Katherine Boehret

Space Monkey Peer-to-Peer Digital Storage System Offers Better Backup

People who back up their digital photos, videos and documents usually do so in one of two places—a giant hard drive in their home, or a giant remote storage facility in the cloud. If one of these storage solutions goes kaput, so can the data.

Isn’t there a better way?

For the past week, I have been testing Space Monkey, a storage solution that promises to save your data both locally and remotely. The best of both worlds doesn’t come cheap, at least not at first glance: For $199 you get a one-terabyte drive that looks like a large capsule, plugs into your wireless router and stores any files you copy to it. But what sets Space Monkey apart is its peer-to-peer backup system, ensuring that your files are also stored remotely on multiple devices. This service is free for the first year and $49 a year after that.

I like the way Space Monkey works, doubling up on backups and giving me fast access to my data. Saved files were easy to access remotely using login credentials. But its interface is a little sparse, and on the computer it’s missing a one-click feature that would automatically move all files over to Space Monkey.


The $199 Space Monkey storage solution offers two ways to store files: Remote storage, which uses a peer-to-peer system, and local storage, which uses this one-terabyte hard drive, above, that plugs into a wireless router.

Peer-to-peer backup technology can be tough to understand. In short, every Space Monkey drive comes with one terabyte of storage that you can use for storing your own files plus a second, hidden terabyte of storage that the company uses for storing bits of other people’s files. Any time anyone saves a file in Space Monkey, it’s encrypted, chopped into tiny pieces and stored in up to 40 different drives belonging to other users. This means that anyone trying to get to your files would need to access each of these devices and decrypt the files.
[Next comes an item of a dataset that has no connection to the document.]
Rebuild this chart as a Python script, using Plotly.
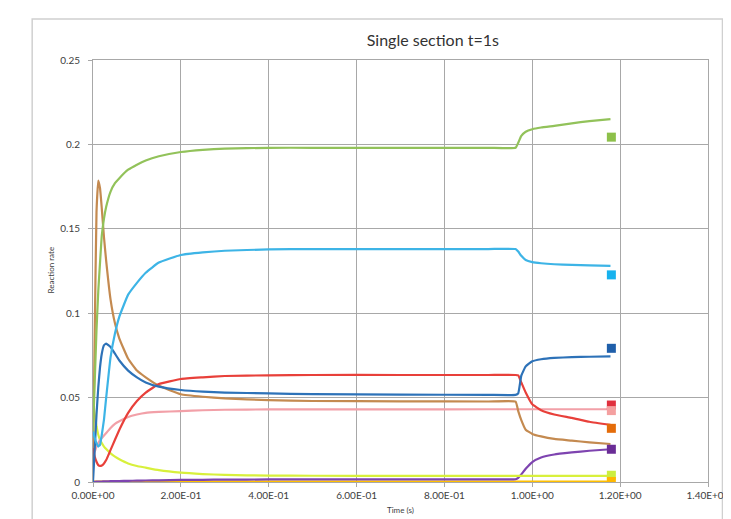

The idea of peer-to-peer networks has been tried before, including on CrashPlan, which I reviewed last year. But Space Monkey aims to use the technology in a way that doesn’t require geeky tinkering on your end, nor does it require a big chunk of your computer’s hard drive for shared storage.

It costs a lot less for a company to use this method compared with running a data-storage center, as competitors’ prices show. Dropbox, for example, charges $795 a year for its one-terabyte storage option. Space Monkey’s subscription is $49 a year.

Once your file is saved on Space Monkey, you can access it anywhere, including remotely from mobile devices or from other computers using the Space Monkey Web app. If you know you’ll be offline while trying to use one of your saved files, you can pin and save the file in a way that makes it locally accessible.

After you install the Space Monkey app on your phone, you log into your account and use the app as an automatic backup for all of your photos and videos. This is a big relief for me as a new mom, so I know my dozens of baby photos and videos are backed up in two ways.

But Space Monkey needs a better interface. While it prides itself on being simple, it also left me wondering if and when it was working. I had to ask the company’s founders how certain features functioned because I didn’t see obvious instructions in the device’s app or desktop interface.

Unlike the app, Space Monkey used on a computer doesn’t yet offer a way to automatically save all of someone’s files, or all of one type of file, such as photos. Currently, people have to drag and drop to move files or folders over to Space Monkey, or right-click each folder or file and select “Copy to Space Monkey.”

The thought of storing your data with an unfamiliar company may make you nervous, though Space Monkey’s founders have years of experience with data backup technology. And if worse comes to worse, you’ll still have your one-terabyte drive that will function as a destination for backed-up files.

After setting up Space Monkey in my house, I created an account using an email and password, then installed Space Monkey software on two computers. My husband wanted to store his files on our Space Monkey account, too, and though we currently have to share an account to do this, Space Monkey’s founders said that by the start of next year, multi-account features will work for families and small businesses.

If you use Time Machine, Apple’s built-in backup software, you can point it to your Space Monkey drive for storage, though this feature is still in its initial phase.

When I downloaded and installed the Space Monkey app on an iPhone and an Android phone, an option during setup asked if I wanted to back up photos over cellular. This is turned off by default so that people back up photos only when in Wi-Fi to avoid higher monthly data fees.

Space Monkey’s Android app includes all images from your phone’s Gallery, and this could mean that you’re backing up random images that other apps may have put in your Android Gallery. In my case, this included random images from Facebook that at some point I had come across in my Facebook News Feed and didn’t realize had been saved onto my phone. Space Monkey’s co-founder, Alen Peacock, said this is due to the way Android stores these images on your phone.

Though Space Monkey’s peer-to-peer storage solution can be intimidating and tough to understand, its double-safe backup provides peace of mind without monkeying around.